**Task details**
All entries below need to be written out exactly, but without their pictures.

**Listing**
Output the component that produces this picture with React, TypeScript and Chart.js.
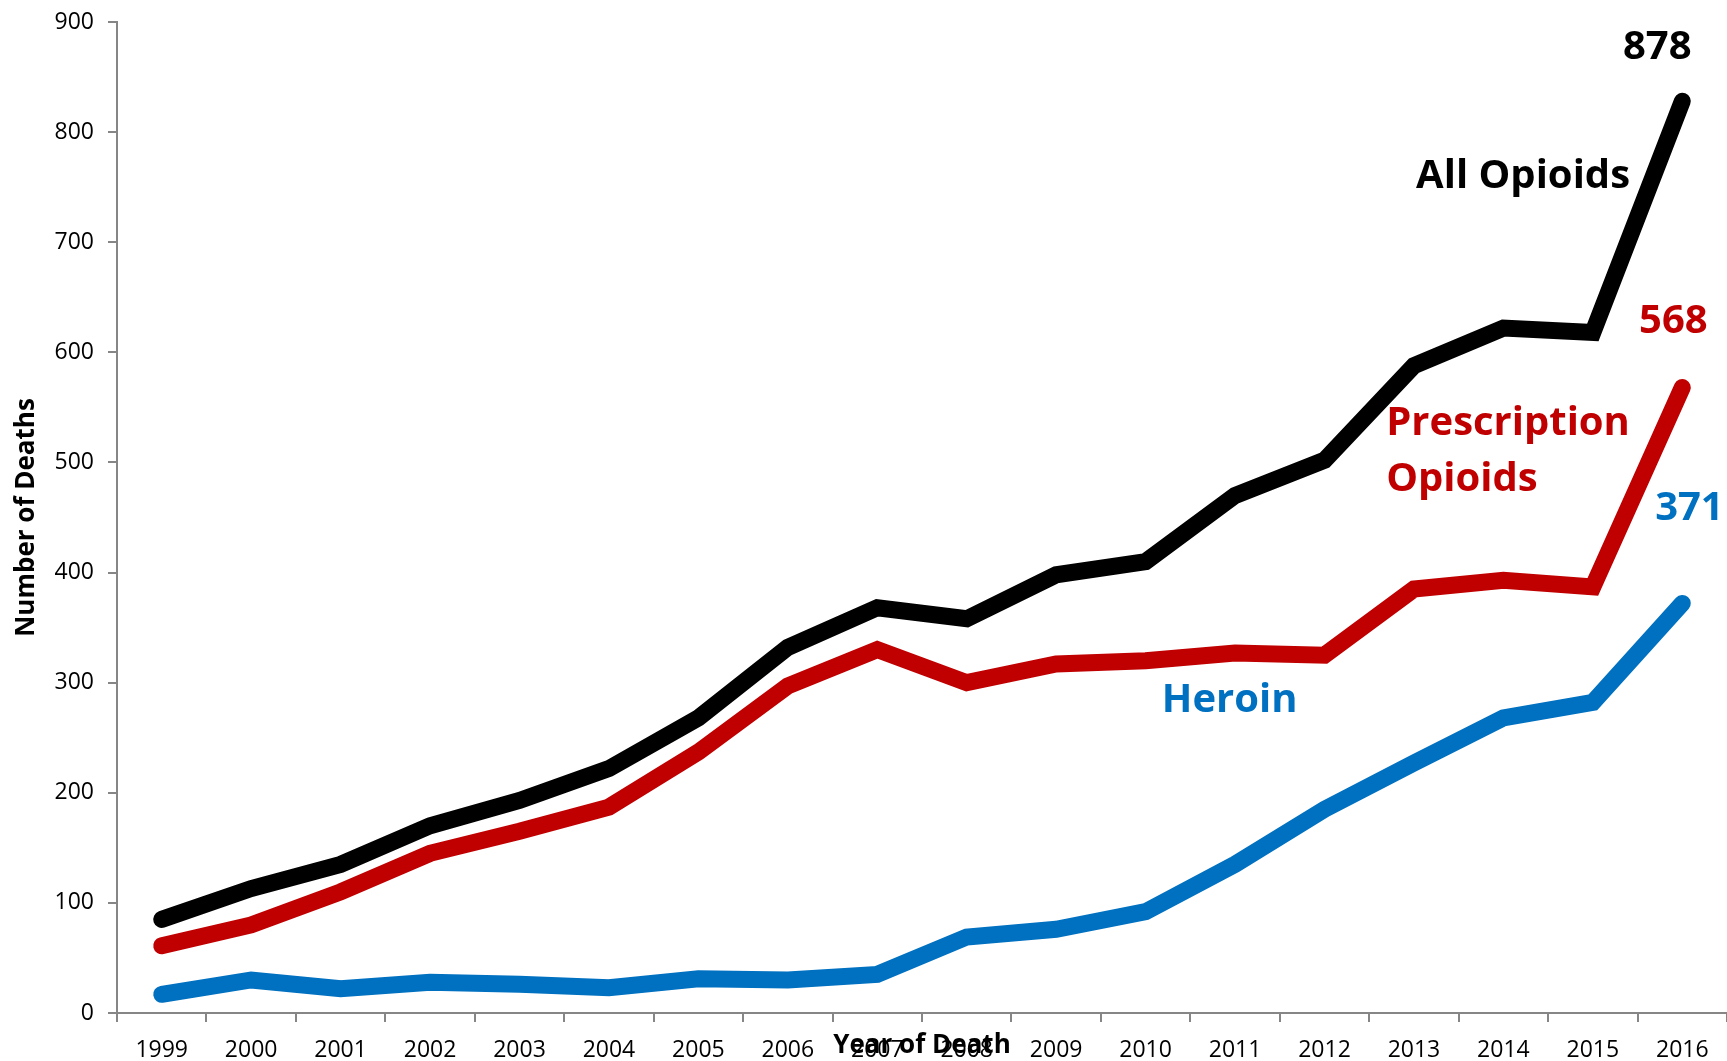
import React, { useEffect, useRef } from "react";
import { Chart, registerables } from "chart.js";

Chart.register(...registerables);

const years = ["1999", "2000", "2001", "2002", "2003", "2004", "2005", "2006", "2007", "2008", "2009", "2010", "2011", "2012", "2013", "2014", "2015", "2016"];
const allOpioids = [85, 113, 135, 170, 193, 222, 268, 332, 368, 358, 398, 410, 470, 502, 588, 622, 618, 828];
const prescriptionOpioids = [61, 80, 110, 145, 165, 187, 237, 297, 330, 300, 317, 320, 327, 325, 385, 393, 387, 568];
const heroin = [17, 30, 22, 28, 26, 23, 31, 30, 35, 69, 76, 92, 135, 185, 227, 268, 282, 372];
const yTicks = [0, 100, 200, 300, 400, 500, 600, 700, 800, 900];

const labelTexts = ["878", "All Opioids", "568", "Prescription", "Opioids", "371", "Heroin"];
const labelIdx = [16.72, 15.22, 16.9, 13.69, 13.69, 17.08, 11.94];
const labelVals = [877, 760, 628, 535, 484, 458, 284];
const labelColors = ["#000000", "#000000", "#C00000", "#C00000", "#C00000", "#0070C0", "#0070C0"];
const labelAligns = ["center", "center", "center", "left", "left", "center", "center"];

const FAMILY = '"Open Sans", "Noto Sans", sans-serif';
const AXIS_GREY = "#868686";

const annotationPlugin = {
  id: "annotations",
  afterDatasetsDraw(chart: any) {
    const { ctx, scales } = chart;
    const xs = scales.x;
    const ys = scales.y;
    ctx.save();
    ctx.font = `bold 40px ${FAMILY}`;
    ctx.textBaseline = "middle";
    labelTexts.forEach((t, i) => {
      ctx.fillStyle = labelColors[i];
      ctx.textAlign = labelAligns[i];
      ctx.fillText(t, xs.getPixelForValue(labelIdx[i]), ys.getPixelForValue(labelVals[i]));
    });
    ctx.restore();
  },
};

export default function App() {
  const ref = useRef<HTMLCanvasElement>(null);
  useEffect(() => {
    if (!ref.current) return;
    const lineStyle = {
      borderWidth: 17,
      pointRadius: 0,
      tension: 0,
      borderCapStyle: "round" as const,
      borderJoinStyle: "miter" as const,
      fill: false,
    };
    const chart = new Chart(ref.current, {
      type: "line",
      data: {
        labels: years,
        datasets: [
          { label: "All Opioids", data: allOpioids, borderColor: "#000000", backgroundColor: "#000000", ...lineStyle },
          { label: "Prescription Opioids", data: prescriptionOpioids, borderColor: "#C00000", backgroundColor: "#C00000", ...lineStyle },
          { label: "Heroin", data: heroin, borderColor: "#0070C0", backgroundColor: "#0070C0", ...lineStyle },
        ],
      },
      options: {
        responsive: false,
        animation: false,
        layout: { padding: { top: 22, right: 0, left: 0, bottom: 0 } },
        plugins: { legend: { display: false }, tooltip: { enabled: false } },
        scales: {
          x: {
            type: "category",
            offset: true,
            grid: { display: true, drawOnChartArea: false, drawTicks: true, tickLength: 9, color: AXIS_GREY, lineWidth: 2, offset: true },
            border: { display: true, color: AXIS_GREY, width: 2 },
            ticks: { color: "#000", font: { family: FAMILY, size: 23 }, padding: 15, maxRotation: 0, autoSkip: false },
            title: { display: true, text: "Year of Death", color: "#000", font: { family: FAMILY, size: 26, weight: "bold" }, padding: { top: 0, bottom: 0 } },
            afterFit: (s: any) => { s.height = 48; s.paddingLeft = 0; s.paddingRight = 0; },
          },
          y: {
            type: "linear",
            min: 0,
            max: 900,
            afterBuildTicks: (s: any) => { s.ticks = yTicks.map((v) => ({ value: v })); },
            grid: { display: true, drawOnChartArea: false, drawTicks: true, tickLength: 9, color: AXIS_GREY, lineWidth: 2 },
            border: { display: true, color: AXIS_GREY, width: 2 },
            ticks: { color: "#000", font: { family: FAMILY, size: 23 }, padding: 14 },
            title: { display: true, text: "Number of Deaths", color: "#000", font: { family: FAMILY, size: 26, weight: "bold" }, padding: { top: 11, bottom: 0 } },
            afterFit: (s: any) => { s.width = 117; s.paddingTop = 0; s.paddingBottom = 0; },
          },
        },
      },
      plugins: [annotationPlugin],
    });
    return () => chart.destroy();
  }, []);
  return (
    <div style={{ position: "absolute", left: 0, top: 0, width: 1727, height: 1061, background: "#fff" }}>
      <canvas ref={ref} width={1727} height={1061} style={{ display: "block" }} />
    </div>
  );
}
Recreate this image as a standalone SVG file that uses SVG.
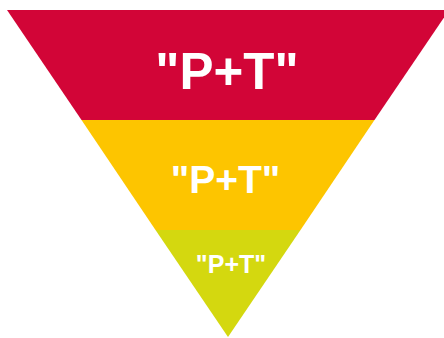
<svg xmlns="http://www.w3.org/2000/svg" width="444" height="338" viewBox="0 0 444 338">
<style>
.t{font-family:"Liberation Sans",Arial,sans-serif;font-weight:bold;fill:#fff;text-anchor:middle}
</style>
<rect width="444" height="338" fill="#fff"/>
<g id="top">
<polygon points="7,10 449,10 374.5,120 81.5,120" fill="#D20537"/>
<text class="t" x="227" y="89" font-size="51">"P+T"</text>
</g>
<g id="middle">
<polygon points="81.5,120 374.5,120 300.5,230 155.5,230" fill="#FDC500"/>
<text class="t" x="225.5" y="193" font-size="39">"P+T"</text>
</g>
<g id="bottom">
<polygon points="155.5,230 300.5,230 228,337" fill="#D4D80F"/>
<text class="t" x="231" y="273" font-size="25">"P+T"</text>
</g>
</svg>
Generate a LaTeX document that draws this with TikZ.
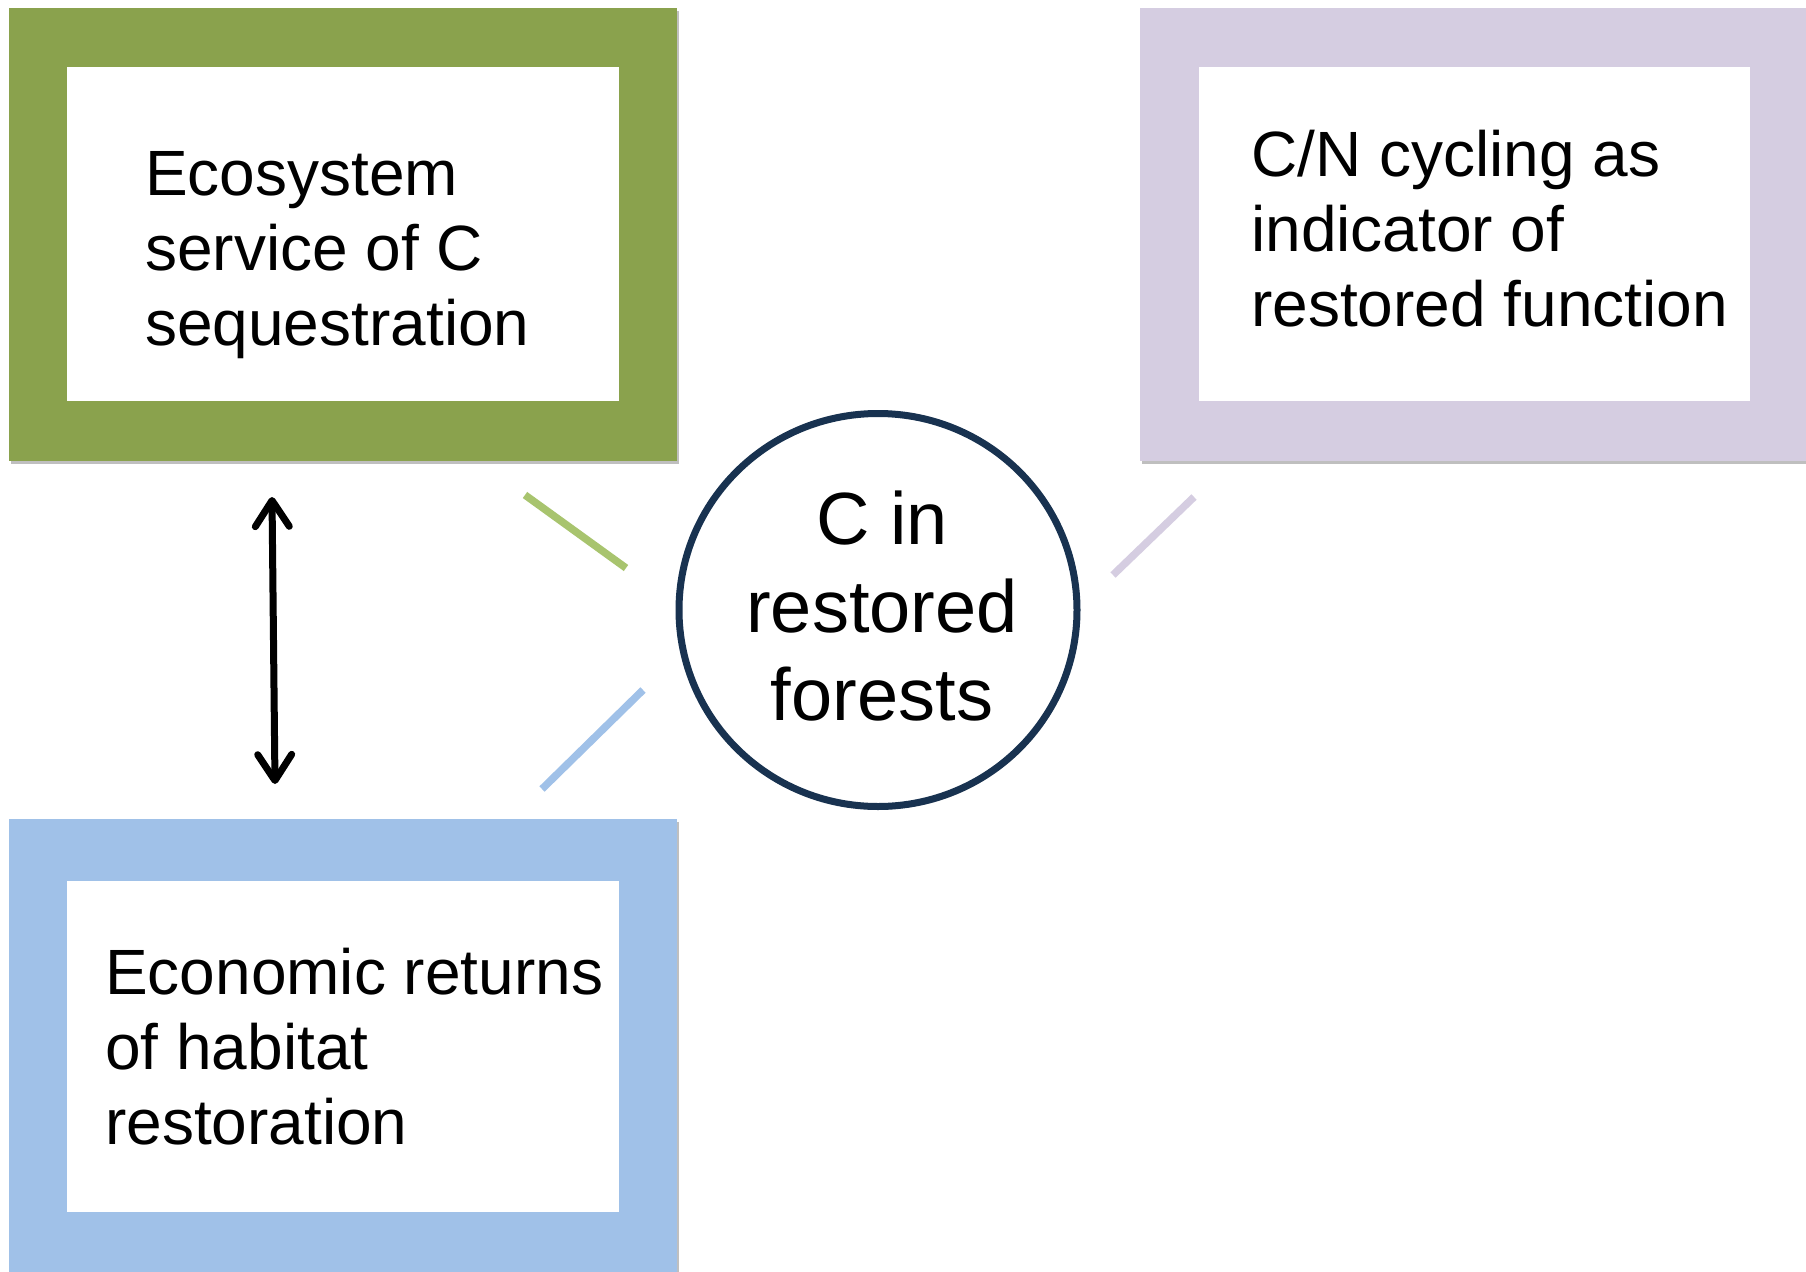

**Response for this exercise**
Output the component that produces this picture with React, TypeScript and Chart.js.
import React, { useEffect, useRef } from "react";
import { Chart, registerables } from "chart.js";

Chart.register(...registerables);

const years = ["1999", "2000", "2001", "2002", "2003", "2004", "2005", "2006", "2007", "2008", "2009", "2010", "2011", "2012", "2013", "2014", "2015", "2016"];
const allOpioids = [85, 113, 135, 170, 193, 222, 268, 332, 368, 358, 398, 410, 470, 502, 588, 622, 618, 828];
const prescriptionOpioids = [61, 80, 110, 145, 165, 187, 237, 297, 330, 300, 317, 320, 327, 325, 385, 393, 387, 568];
const heroin = [17, 30, 22, 28, 26, 23, 31, 30, 35, 69, 76, 92, 135, 185, 227, 268, 282, 372];
const yTicks = [0, 100, 200, 300, 400, 500, 600, 700, 800, 900];

const labelTexts = ["878", "All Opioids", "568", "Prescription", "Opioids", "371", "Heroin"];
const labelIdx = [16.72, 15.22, 16.9, 13.69, 13.69, 17.08, 11.94];
const labelVals = [877, 760, 628, 535, 484, 458, 284];
const labelColors = ["#000000", "#000000", "#C00000", "#C00000", "#C00000", "#0070C0", "#0070C0"];
const labelAligns = ["center", "center", "center", "left", "left", "center", "center"];

const FAMILY = '"Open Sans", "Noto Sans", sans-serif';
const AXIS_GREY = "#868686";

const annotationPlugin = {
  id: "annotations",
  afterDatasetsDraw(chart: any) {
    const { ctx, scales } = chart;
    const xs = scales.x;
    const ys = scales.y;
    ctx.save();
    ctx.font = `bold 40px ${FAMILY}`;
    ctx.textBaseline = "middle";
    labelTexts.forEach((t, i) => {
      ctx.fillStyle = labelColors[i];
      ctx.textAlign = labelAligns[i];
      ctx.fillText(t, xs.getPixelForValue(labelIdx[i]), ys.getPixelForValue(labelVals[i]));
    });
    ctx.restore();
  },
};

export default function App() {
  const ref = useRef<HTMLCanvasElement>(null);
  useEffect(() => {
    if (!ref.current) return;
    const lineStyle = {
      borderWidth: 17,
      pointRadius: 0,
      tension: 0,
      borderCapStyle: "round" as const,
      borderJoinStyle: "miter" as const,
      fill: false,
    };
    const chart = new Chart(ref.current, {
      type: "line",
      data: {
        labels: years,
        datasets: [
          { label: "All Opioids", data: allOpioids, borderColor: "#000000", backgroundColor: "#000000", ...lineStyle },
          { label: "Prescription Opioids", data: prescriptionOpioids, borderColor: "#C00000", backgroundColor: "#C00000", ...lineStyle },
          { label: "Heroin", data: heroin, borderColor: "#0070C0", backgroundColor: "#0070C0", ...lineStyle },
        ],
      },
      options: {
        responsive: false,
        animation: false,
        layout: { padding: { top: 22, right: 0, left: 0, bottom: 0 } },
        plugins: { legend: { display: false }, tooltip: { enabled: false } },
        scales: {
          x: {
            type: "category",
            offset: true,
            grid: { display: true, drawOnChartArea: false, drawTicks: true, tickLength: 9, color: AXIS_GREY, lineWidth: 2, offset: true },
            border: { display: true, color: AXIS_GREY, width: 2 },
            ticks: { color: "#000", font: { family: FAMILY, size: 23 }, padding: 15, maxRotation: 0, autoSkip: false },
            title: { display: true, text: "Year of Death", color: "#000", font: { family: FAMILY, size: 26, weight: "bold" }, padding: { top: 0, bottom: 0 } },
            afterFit: (s: any) => { s.height = 48; s.paddingLeft = 0; s.paddingRight = 0; },
          },
          y: {
            type: "linear",
            min: 0,
            max: 900,
            afterBuildTicks: (s: any) => { s.ticks = yTicks.map((v) => ({ value: v })); },
            grid: { display: true, drawOnChartArea: false, drawTicks: true, tickLength: 9, color: AXIS_GREY, lineWidth: 2 },
            border: { display: true, color: AXIS_GREY, width: 2 },
            ticks: { color: "#000", font: { family: FAMILY, size: 23 }, padding: 14 },
            title: { display: true, text: "Number of Deaths", color: "#000", font: { family: FAMILY, size: 26, weight: "bold" }, padding: { top: 11, bottom: 0 } },
            afterFit: (s: any) => { s.width = 117; s.paddingTop = 0; s.paddingBottom = 0; },
          },
        },
      },
      plugins: [annotationPlugin],
    });
    return () => chart.destroy();
  }, []);
  return (
    <div style={{ position: "absolute", left: 0, top: 0, width: 1727, height: 1061, background: "#fff" }}>
      <canvas ref={ref} width={1727} height={1061} style={{ display: "block" }} />
    </div>
  );
}
Recreate this image as a standalone SVG file that uses SVG.
<svg xmlns="http://www.w3.org/2000/svg" width="444" height="338" viewBox="0 0 444 338">
<style>
.t{font-family:"Liberation Sans",Arial,sans-serif;font-weight:bold;fill:#fff;text-anchor:middle}
</style>
<rect width="444" height="338" fill="#fff"/>
<g id="top">
<polygon points="7,10 449,10 374.5,120 81.5,120" fill="#D20537"/>
<text class="t" x="227" y="89" font-size="51">"P+T"</text>
</g>
<g id="middle">
<polygon points="81.5,120 374.5,120 300.5,230 155.5,230" fill="#FDC500"/>
<text class="t" x="225.5" y="193" font-size="39">"P+T"</text>
</g>
<g id="bottom">
<polygon points="155.5,230 300.5,230 228,337" fill="#D4D80F"/>
<text class="t" x="231" y="273" font-size="25">"P+T"</text>
</g>
</svg>
Generate a LaTeX document that draws this with TikZ.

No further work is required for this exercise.